Gli importi delle pensioni, dal 2040, potrebbero scendere molto, arrivando a meno della metà di quanto un giovane oggi guadagna. È la fotografia fatta da Giovanni Maggi, presidente di Assofondipensione. Nel suo intervento all’evento “Il valore del dialogo: l’Engagement di Assofondipensione”, tenutosi a Roma l’11 novembre 2025, Maggi ha dichiarato: “Si andrà in pensione con molto meno, nel 2040 si parla del 55% del salario”. La previsione fatta, si allinea a quella di altri analisti, che concordano sull’idea di un taglio del potere d’acquisto pensionistico futuro. Ma da cosa dipende?
Pensioni, la stima del 2040
La frase di Maggi va interpretata come un avvertimento sul tasso di sostituzione. Questo termine indica la percentuale del reddito percepito durante l’attività lavorativa (il salario pre-pensionamento) che verrà effettivamente coperta. Per esempio, se il tasso di sostituzione è del 70%, questo vuol dire che la pensione sarà pari a due terzi dello stipendio percepito.

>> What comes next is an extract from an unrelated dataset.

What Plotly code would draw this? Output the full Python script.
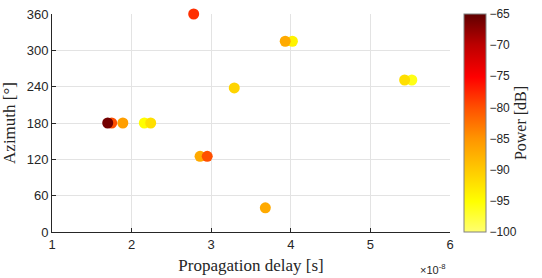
import plotly.graph_objects as go

delay_s = [1.75e-8, 1.70e-8, 1.89e-8, 2.16e-8, 2.24e-8, 2.78e-8, 2.86e-8, 2.95e-8,
           3.93e-8, 4.02e-8, 3.29e-8, 5.43e-8, 5.52e-8, 3.68e-8]
azimuth_deg = [180, 180, 180, 180, 180, 360, 125, 125, 315, 315, 238, 251, 251, 40]
power_db = [-80, -66, -86, -95, -92, -78, -87, -80, -87, -94, -91, -92, -96, -87]

x_tick_vals = [1e-8, 2e-8, 3e-8, 4e-8, 5e-8, 6e-8]
x_tick_text = ["1", "2", "3", "4", "5", "6"]
y_tick_vals = [0, 60, 120, 180, 240, 300, 360]
cb_tick_vals = [-100, -95, -90, -85, -80, -75, -70, -65]

# draw weaker paths first so the stronger ones sit on top
order = sorted(range(len(power_db)), key=lambda i: power_db[i])
xs = [delay_s[i] for i in order]
ys = [azimuth_deg[i] for i in order]
cs = [power_db[i] for i in order]

colorscale = [
    [0.0, "#ffff70"],
    [0.14, "#ffff00"],
    [0.29, "#ffc800"],
    [0.43, "#ff9400"],
    [0.57, "#ff5000"],
    [0.71, "#ff0000"],
    [0.86, "#bb0000"],
    [1.0, "#600000"],
]

fig = go.Figure(go.Scatter(
    x=xs, y=ys, mode="markers", cliponaxis=False,
    marker=dict(size=11, color=cs, colorscale=colorscale, cmin=-100, cmax=-65,
                line=dict(width=0),
                colorbar=dict(
                    x=1.035, xanchor="left", y=0.5, yanchor="middle",
                    len=1.0, lenmode="fraction", thickness=22, thicknessmode="pixels",
                    xpad=0, ypad=0,
                    outlinecolor="#808080", outlinewidth=1,
                    tickvals=cb_tick_vals, ticks="", ticklabeloverflow="allow",
                    tickfont=dict(family="Liberation Sans", size=12, color="#262626"),
                    title=dict(text="Power [dB]", side="right",
                               font=dict(family="Liberation Serif", size=16, color="#262626")),
                )),
    showlegend=False,
))

fig.update_layout(
    width=542, height=278,
    margin=dict(l=52, r=92, t=7, b=46),
    paper_bgcolor="white", plot_bgcolor="white",
    xaxis=dict(range=[1e-8, 6e-8], tickvals=x_tick_vals, ticktext=x_tick_text,
               showgrid=True, gridcolor="#e3e3e3", zeroline=False,
               showline=True, linecolor="#262626", linewidth=1,
               ticks="inside", ticklen=4, tickcolor="#262626",
               ticklabeloverflow="allow",
               tickfont=dict(family="Liberation Sans", size=13, color="#262626"),
               title=dict(text="Propagation delay [s]", standoff=8,
                          font=dict(family="Liberation Serif", size=17, color="#262626"))),
    yaxis=dict(range=[0, 360], tickvals=y_tick_vals,
               showgrid=True, gridcolor="#e3e3e3", zeroline=False,
               showline=True, linecolor="#262626", linewidth=1,
               ticks="inside", ticklen=4, tickcolor="#262626",
               ticklabeloverflow="allow",
               tickfont=dict(family="Liberation Sans", size=13, color="#262626"),
               title=dict(text="Azimuth [°]", standoff=6,
                          font=dict(family="Liberation Serif", size=17, color="#262626"))),
    annotations=[dict(text="×10<sup>-8</sup>", xref="paper", yref="paper",
                      x=0.995, y=-0.13, xanchor="right", yanchor="top", showarrow=False,
                      font=dict(family="Liberation Sans", size=11, color="#262626"))],
)

fig.write_html("out.html")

Ebbene, il problema sta proprio nell’andamento di questa percentuale.
Le analisi di lungo periodo, infatti, indicano un calo del tasso di sostituzione lordo/netto nei prossimi decenni se si mantengono le regole attuali. Sono tutti effetti dovuti al passaggio a meccanismi contributivi più stringenti, all’invecchiamento demografico e alle dinamiche del mercato del lavoro. E proprio documenti ufficiali della Ragioneria generale dello Stato (RGS) e dell’Ageing Report UE confermano il trend in diminuzione del rapporto pensione/retribuzione nelle proiezioni fino al 2040 e oltre. Gli studi, però, indicano tassi di sostituzione pubblica che scendono dai livelli attuali a valori intorno al 60–70% in determinati scenari. Si tratta di percentuali diverse dalla previsione di Maggi, seppur vicine.
Perché la pensione sarà più bassa?
Le ragioni principali per cui si prevede questo calo del tasso di sostituzione sono tre. In primis, il sistema pensionistico italiano si sta spostando sempre più verso il metodo contributivo. Questo significa che la pensione dipenderà esclusivamente dai contributi versati, e non più, come in passato, dagli ultimi stipendi percepiti (metodo retributivo).
Poi, ci sono sempre meno lavoratori attivi che versano i contributi e sempre più pensionati che li ricevono. Meno lavoratori attivi per ogni pensionato significa maggiore pressione sui conti pubblici e, a parità di regole, minore capacità del sistema di mantenere elevati tassi di sostituzione.
Infine, le carriere lavorative sono sempre più discontinue o con stipendi non sempre alti (specie per i giovani). Questo comporta un minor accumulo di contributi, riducendo l’importo finale della pensione. E questo squilibrio rende meno sostenibile il sistema attuale.